If you speak Arabic

LL   Wed Jan 21, 2009 4:49 am GMT
and you are not a native speaker, would you tell us how you learned it.?
I'm primarily interested in people who learned it out of the love of learning languages or for business reasons.

If you learned it-what variety of Arabic did you learn and how have you used it, and where?

Thank-you.
I-sea-you...No, really, e   Wed Jan 21, 2009 6:27 pm GMT
I was taught to read Arabic as a small child because my family is Muslim and we were homeschooled, and it was required that during 2nd grade we read the entire Quran in Arabic during the year, so I was taught the alphabet and phonics of the language between 4 and 6. I think I was five but anyway...

My dad learned Arabic when he was a young man and new Muslim because he wanted to have access to a wider variety of religious texts and Arabic speakers, from him we picked up a handful of basic phrases and words growing.

I expressed interest in foreign language from an early age, and I liked Arabic and Spanish simply because I actually could've learned them! My dad could speak Arabic and my mom Spanish, (they'd learned during their university years) I used to beg them to teach me but they never could/did because they weren't able to commit to the task (to tell you the truth, they didn't really try, either.)

When I was 8 we had an Arabic tutor who was teaching us to read and write (we already knew how) and speak some arabic. We didn't get far with him but we did learn some new phrases and words, but we weren't using books or anythings, he'd write on the board and talk and we'd listen without comprehension. It was highly ineffective.

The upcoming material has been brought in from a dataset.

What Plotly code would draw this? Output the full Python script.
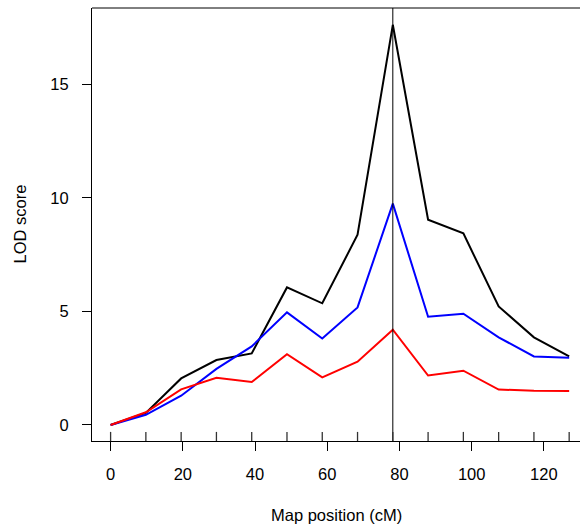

When I was 10 we had another Arabic tutor who came, we used books and I made progress in that class. When those lessons stopped, I maintained my own meager Arabic knowledge and when I was 14, my whole family (parents, aunts, cousins, siblings--the whole shebang) took an extensive Arabic class at the Mosque because my dad had made a deal with the Community Counsel that if they started the class (hired the teacher) he would get them 20 students to attend.

Thats when my Arabic got alot better and I have lost alot of it sense then, but I still browse my old books from when I was 10 and 14 and I hope to take an Arabic class in University.

I've studied Classical and Modern Standard Arabic. Those classes I had as an 8 year old where in an Arabic variation known as warsh, I think thats how you spell it.

I want to master Modern Standard Arabic though, because its the most useful in this world today and I could still use it to understand religious texts if I want too.
blanc   Wed Jan 21, 2009 6:33 pm GMT
I've learnt Arabic without reading religious texts, I'm an atheist!